Meta CEO Mark Zuckerberg recently shared his thoughts about the growth and future of data centers that focus on the development of AI in an interview. According to him, the shortage of AI accelerator cards is in the process of being alleviated. He noted that it was a big issue over the last few years to get the GPUs that are key to the development of artificial intelligence models due to supply chain shortage. Now it is in the process of being alleviated.

The investment in data centers is still growing exponentially. For example, Chinese smartphone manufacture Meizu have lately shifted its focus from smartphone to the development of AI and is also likely building the infrastructure key to the development.

However, as more and more companies are starting to build their data centers and focus on AI development, the power requirement to run the data centers could become the next bottleneck.

He gave an idea of the power requirements of data centers. Currently, the overall power consumption of a newly built single data center can reach 50~100MW, or even 150MW. He believes that it will grow in the future and there could be single data centers with a power requirement of 300MW to even 1GW. For context, it is the equivalent generation capacity of a meaningful nuclear power plant.
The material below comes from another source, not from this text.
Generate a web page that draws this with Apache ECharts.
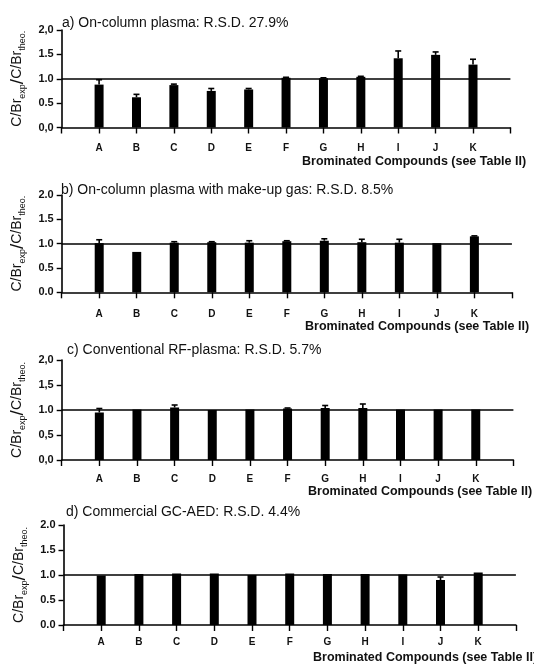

On top of that, building new power plants and the transmission system is a “very heavily regulated government government function.” It means that approvals for the construction of supporting energy facilities (including power stations, substations, and power transmission systems) for large data centers will be slower and it could result in a bottleneck to the development of data centers.

In short, the energy industry is different from AI development, where capital investment cannot reap results in a short period of time, and the development of new power stations is much slower than the data center itself. Notably, digital infrastructure investment management company DigitalBridge also holds a similar view. It recently stated at its earnings conference that the company will run out of power quotas within the next 1.5 to 2 years.